- [Problem details]:
Copy all the data exactly, except the pictures.

- [Given records]:
— start —
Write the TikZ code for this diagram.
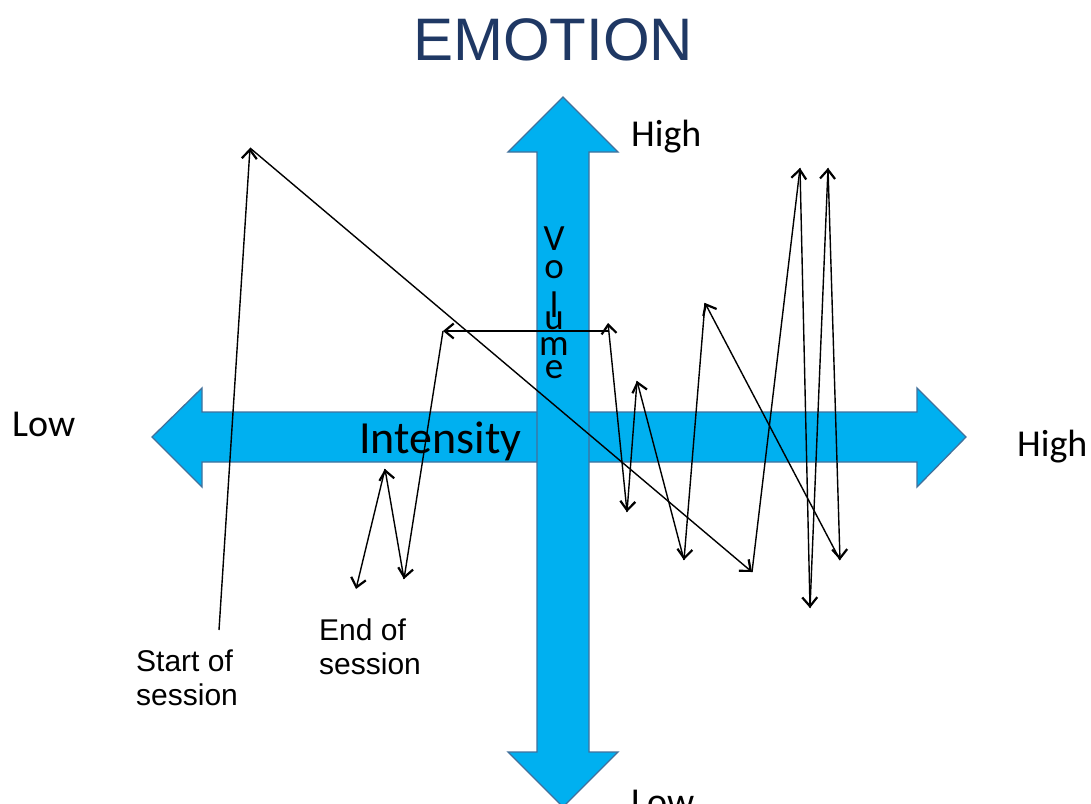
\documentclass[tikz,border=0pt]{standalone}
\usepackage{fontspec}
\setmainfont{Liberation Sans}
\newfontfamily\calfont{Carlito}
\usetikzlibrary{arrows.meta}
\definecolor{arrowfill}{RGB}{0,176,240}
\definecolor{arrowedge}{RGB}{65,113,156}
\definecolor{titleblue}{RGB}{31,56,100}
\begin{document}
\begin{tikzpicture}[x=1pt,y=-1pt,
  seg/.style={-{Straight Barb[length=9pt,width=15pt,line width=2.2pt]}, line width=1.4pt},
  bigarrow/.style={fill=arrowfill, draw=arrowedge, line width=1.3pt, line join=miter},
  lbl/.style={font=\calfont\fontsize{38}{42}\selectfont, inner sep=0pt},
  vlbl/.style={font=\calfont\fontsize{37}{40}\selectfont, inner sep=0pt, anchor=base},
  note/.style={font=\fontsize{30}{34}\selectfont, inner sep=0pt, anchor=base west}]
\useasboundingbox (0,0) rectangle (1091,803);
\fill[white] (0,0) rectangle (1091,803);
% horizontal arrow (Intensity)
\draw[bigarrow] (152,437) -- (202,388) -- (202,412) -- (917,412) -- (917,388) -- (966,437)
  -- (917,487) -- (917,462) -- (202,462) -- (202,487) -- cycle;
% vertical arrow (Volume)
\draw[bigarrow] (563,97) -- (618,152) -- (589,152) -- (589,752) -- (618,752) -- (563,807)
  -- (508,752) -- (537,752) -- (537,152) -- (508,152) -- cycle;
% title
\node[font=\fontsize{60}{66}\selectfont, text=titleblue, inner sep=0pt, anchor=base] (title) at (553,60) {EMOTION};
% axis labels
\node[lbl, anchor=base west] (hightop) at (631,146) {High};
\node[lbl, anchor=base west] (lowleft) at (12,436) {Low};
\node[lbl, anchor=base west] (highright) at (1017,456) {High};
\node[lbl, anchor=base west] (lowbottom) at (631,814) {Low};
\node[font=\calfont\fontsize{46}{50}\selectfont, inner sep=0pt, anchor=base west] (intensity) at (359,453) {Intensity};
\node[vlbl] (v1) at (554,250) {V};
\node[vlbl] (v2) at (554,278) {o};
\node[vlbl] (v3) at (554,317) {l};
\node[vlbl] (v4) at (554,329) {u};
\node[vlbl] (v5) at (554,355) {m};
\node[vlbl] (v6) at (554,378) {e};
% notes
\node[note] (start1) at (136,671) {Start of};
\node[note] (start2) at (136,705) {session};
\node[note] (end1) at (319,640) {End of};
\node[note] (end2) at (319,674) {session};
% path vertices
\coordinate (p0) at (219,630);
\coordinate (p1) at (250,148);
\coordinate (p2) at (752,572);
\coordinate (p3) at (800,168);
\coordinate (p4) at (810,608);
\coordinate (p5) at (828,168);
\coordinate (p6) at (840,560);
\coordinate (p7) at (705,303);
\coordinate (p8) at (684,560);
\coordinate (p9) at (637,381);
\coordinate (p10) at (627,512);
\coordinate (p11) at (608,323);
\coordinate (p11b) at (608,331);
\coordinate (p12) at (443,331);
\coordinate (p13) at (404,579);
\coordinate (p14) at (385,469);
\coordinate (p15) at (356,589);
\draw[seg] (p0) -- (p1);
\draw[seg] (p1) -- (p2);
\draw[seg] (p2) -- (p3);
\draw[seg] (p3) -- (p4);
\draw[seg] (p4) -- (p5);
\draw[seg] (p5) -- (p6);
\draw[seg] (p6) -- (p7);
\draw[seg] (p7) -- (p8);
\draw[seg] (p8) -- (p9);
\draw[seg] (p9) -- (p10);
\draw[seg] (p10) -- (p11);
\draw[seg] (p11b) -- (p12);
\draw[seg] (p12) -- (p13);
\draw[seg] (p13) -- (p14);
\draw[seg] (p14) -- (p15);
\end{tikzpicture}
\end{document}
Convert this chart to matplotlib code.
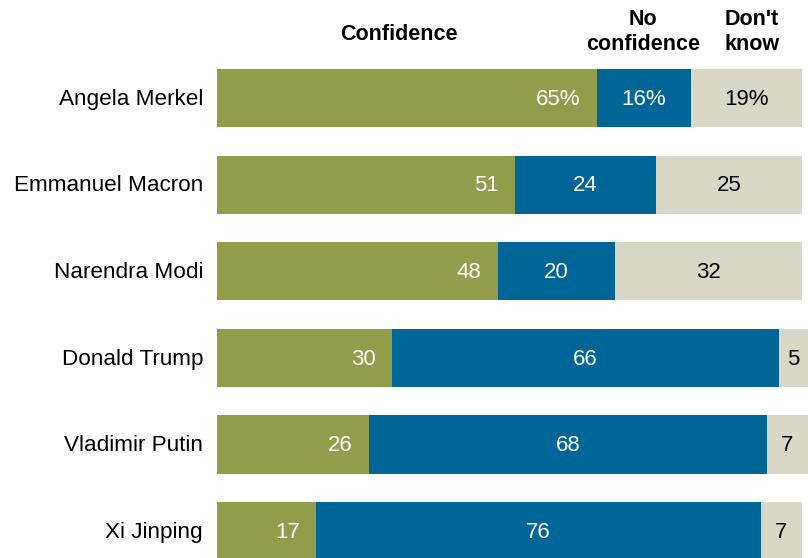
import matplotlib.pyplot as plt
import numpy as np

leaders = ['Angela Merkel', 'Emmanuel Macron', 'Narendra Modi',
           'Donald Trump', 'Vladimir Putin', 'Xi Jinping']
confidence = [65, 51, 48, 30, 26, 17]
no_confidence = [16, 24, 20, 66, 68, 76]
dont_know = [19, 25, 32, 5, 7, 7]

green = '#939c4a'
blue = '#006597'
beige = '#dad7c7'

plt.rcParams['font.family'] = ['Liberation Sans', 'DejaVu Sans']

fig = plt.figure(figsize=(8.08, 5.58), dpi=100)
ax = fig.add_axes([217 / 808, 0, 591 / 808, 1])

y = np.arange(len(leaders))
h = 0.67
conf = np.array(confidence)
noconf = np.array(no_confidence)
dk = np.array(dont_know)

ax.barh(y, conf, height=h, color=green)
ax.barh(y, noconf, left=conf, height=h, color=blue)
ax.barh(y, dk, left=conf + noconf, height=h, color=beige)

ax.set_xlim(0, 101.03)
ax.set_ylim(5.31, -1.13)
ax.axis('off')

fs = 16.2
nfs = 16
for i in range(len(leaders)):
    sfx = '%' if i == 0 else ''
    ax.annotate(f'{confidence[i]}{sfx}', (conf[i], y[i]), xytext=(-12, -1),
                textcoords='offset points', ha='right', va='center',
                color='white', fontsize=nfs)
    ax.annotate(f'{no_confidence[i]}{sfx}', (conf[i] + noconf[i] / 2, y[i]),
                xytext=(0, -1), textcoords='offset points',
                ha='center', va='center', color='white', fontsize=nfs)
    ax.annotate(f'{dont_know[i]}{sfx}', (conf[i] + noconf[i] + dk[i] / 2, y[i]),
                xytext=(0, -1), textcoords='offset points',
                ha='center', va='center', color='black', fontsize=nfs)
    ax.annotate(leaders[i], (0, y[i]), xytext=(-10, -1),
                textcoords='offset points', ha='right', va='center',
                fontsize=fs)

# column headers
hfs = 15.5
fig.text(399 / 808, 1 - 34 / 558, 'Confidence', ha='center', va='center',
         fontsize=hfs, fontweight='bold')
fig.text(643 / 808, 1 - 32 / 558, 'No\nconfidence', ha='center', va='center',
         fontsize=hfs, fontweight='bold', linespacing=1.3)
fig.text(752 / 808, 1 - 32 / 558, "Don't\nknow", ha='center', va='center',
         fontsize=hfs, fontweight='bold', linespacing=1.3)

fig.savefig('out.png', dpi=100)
— end —
- [Task response]:
Write the TikZ code for this diagram.
\documentclass[tikz,border=0pt]{standalone}
\usepackage{fontspec}
\setmainfont{Liberation Sans}
\newfontfamily\calfont{Carlito}
\usetikzlibrary{arrows.meta}
\definecolor{arrowfill}{RGB}{0,176,240}
\definecolor{arrowedge}{RGB}{65,113,156}
\definecolor{titleblue}{RGB}{31,56,100}
\begin{document}
\begin{tikzpicture}[x=1pt,y=-1pt,
  seg/.style={-{Straight Barb[length=9pt,width=15pt,line width=2.2pt]}, line width=1.4pt},
  bigarrow/.style={fill=arrowfill, draw=arrowedge, line width=1.3pt, line join=miter},
  lbl/.style={font=\calfont\fontsize{38}{42}\selectfont, inner sep=0pt},
  vlbl/.style={font=\calfont\fontsize{37}{40}\selectfont, inner sep=0pt, anchor=base},
  note/.style={font=\fontsize{30}{34}\selectfont, inner sep=0pt, anchor=base west}]
\useasboundingbox (0,0) rectangle (1091,803);
\fill[white] (0,0) rectangle (1091,803);
% horizontal arrow (Intensity)
\draw[bigarrow] (152,437) -- (202,388) -- (202,412) -- (917,412) -- (917,388) -- (966,437)
  -- (917,487) -- (917,462) -- (202,462) -- (202,487) -- cycle;
% vertical arrow (Volume)
\draw[bigarrow] (563,97) -- (618,152) -- (589,152) -- (589,752) -- (618,752) -- (563,807)
  -- (508,752) -- (537,752) -- (537,152) -- (508,152) -- cycle;
% title
\node[font=\fontsize{60}{66}\selectfont, text=titleblue, inner sep=0pt, anchor=base] (title) at (553,60) {EMOTION};
% axis labels
\node[lbl, anchor=base west] (hightop) at (631,146) {High};
\node[lbl, anchor=base west] (lowleft) at (12,436) {Low};
\node[lbl, anchor=base west] (highright) at (1017,456) {High};
\node[lbl, anchor=base west] (lowbottom) at (631,814) {Low};
\node[font=\calfont\fontsize{46}{50}\selectfont, inner sep=0pt, anchor=base west] (intensity) at (359,453) {Intensity};
\node[vlbl] (v1) at (554,250) {V};
\node[vlbl] (v2) at (554,278) {o};
\node[vlbl] (v3) at (554,317) {l};
\node[vlbl] (v4) at (554,329) {u};
\node[vlbl] (v5) at (554,355) {m};
\node[vlbl] (v6) at (554,378) {e};
% notes
\node[note] (start1) at (136,671) {Start of};
\node[note] (start2) at (136,705) {session};
\node[note] (end1) at (319,640) {End of};
\node[note] (end2) at (319,674) {session};
% path vertices
\coordinate (p0) at (219,630);
\coordinate (p1) at (250,148);
\coordinate (p2) at (752,572);
\coordinate (p3) at (800,168);
\coordinate (p4) at (810,608);
\coordinate (p5) at (828,168);
\coordinate (p6) at (840,560);
\coordinate (p7) at (705,303);
\coordinate (p8) at (684,560);
\coordinate (p9) at (637,381);
\coordinate (p10) at (627,512);
\coordinate (p11) at (608,323);
\coordinate (p11b) at (608,331);
\coordinate (p12) at (443,331);
\coordinate (p13) at (404,579);
\coordinate (p14) at (385,469);
\coordinate (p15) at (356,589);
\draw[seg] (p0) -- (p1);
\draw[seg] (p1) -- (p2);
\draw[seg] (p2) -- (p3);
\draw[seg] (p3) -- (p4);
\draw[seg] (p4) -- (p5);
\draw[seg] (p5) -- (p6);
\draw[seg] (p6) -- (p7);
\draw[seg] (p7) -- (p8);
\draw[seg] (p8) -- (p9);
\draw[seg] (p9) -- (p10);
\draw[seg] (p10) -- (p11);
\draw[seg] (p11b) -- (p12);
\draw[seg] (p12) -- (p13);
\draw[seg] (p13) -- (p14);
\draw[seg] (p14) -- (p15);
\end{tikzpicture}
\end{document}
Convert this chart to matplotlib code.
import matplotlib.pyplot as plt
import numpy as np

leaders = ['Angela Merkel', 'Emmanuel Macron', 'Narendra Modi',
           'Donald Trump', 'Vladimir Putin', 'Xi Jinping']
confidence = [65, 51, 48, 30, 26, 17]
no_confidence = [16, 24, 20, 66, 68, 76]
dont_know = [19, 25, 32, 5, 7, 7]

green = '#939c4a'
blue = '#006597'
beige = '#dad7c7'

plt.rcParams['font.family'] = ['Liberation Sans', 'DejaVu Sans']

fig = plt.figure(figsize=(8.08, 5.58), dpi=100)
ax = fig.add_axes([217 / 808, 0, 591 / 808, 1])

y = np.arange(len(leaders))
h = 0.67
conf = np.array(confidence)
noconf = np.array(no_confidence)
dk = np.array(dont_know)

ax.barh(y, conf, height=h, color=green)
ax.barh(y, noconf, left=conf, height=h, color=blue)
ax.barh(y, dk, left=conf + noconf, height=h, color=beige)

ax.set_xlim(0, 101.03)
ax.set_ylim(5.31, -1.13)
ax.axis('off')

fs = 16.2
nfs = 16
for i in range(len(leaders)):
    sfx = '%' if i == 0 else ''
    ax.annotate(f'{confidence[i]}{sfx}', (conf[i], y[i]), xytext=(-12, -1),
                textcoords='offset points', ha='right', va='center',
                color='white', fontsize=nfs)
    ax.annotate(f'{no_confidence[i]}{sfx}', (conf[i] + noconf[i] / 2, y[i]),
                xytext=(0, -1), textcoords='offset points',
                ha='center', va='center', color='white', fontsize=nfs)
    ax.annotate(f'{dont_know[i]}{sfx}', (conf[i] + noconf[i] + dk[i] / 2, y[i]),
                xytext=(0, -1), textcoords='offset points',
                ha='center', va='center', color='black', fontsize=nfs)
    ax.annotate(leaders[i], (0, y[i]), xytext=(-10, -1),
                textcoords='offset points', ha='right', va='center',
                fontsize=fs)

# column headers
hfs = 15.5
fig.text(399 / 808, 1 - 34 / 558, 'Confidence', ha='center', va='center',
         fontsize=hfs, fontweight='bold')
fig.text(643 / 808, 1 - 32 / 558, 'No\nconfidence', ha='center', va='center',
         fontsize=hfs, fontweight='bold', linespacing=1.3)
fig.text(752 / 808, 1 - 32 / 558, "Don't\nknow", ha='center', va='center',
         fontsize=hfs, fontweight='bold', linespacing=1.3)

fig.savefig('out.png', dpi=100)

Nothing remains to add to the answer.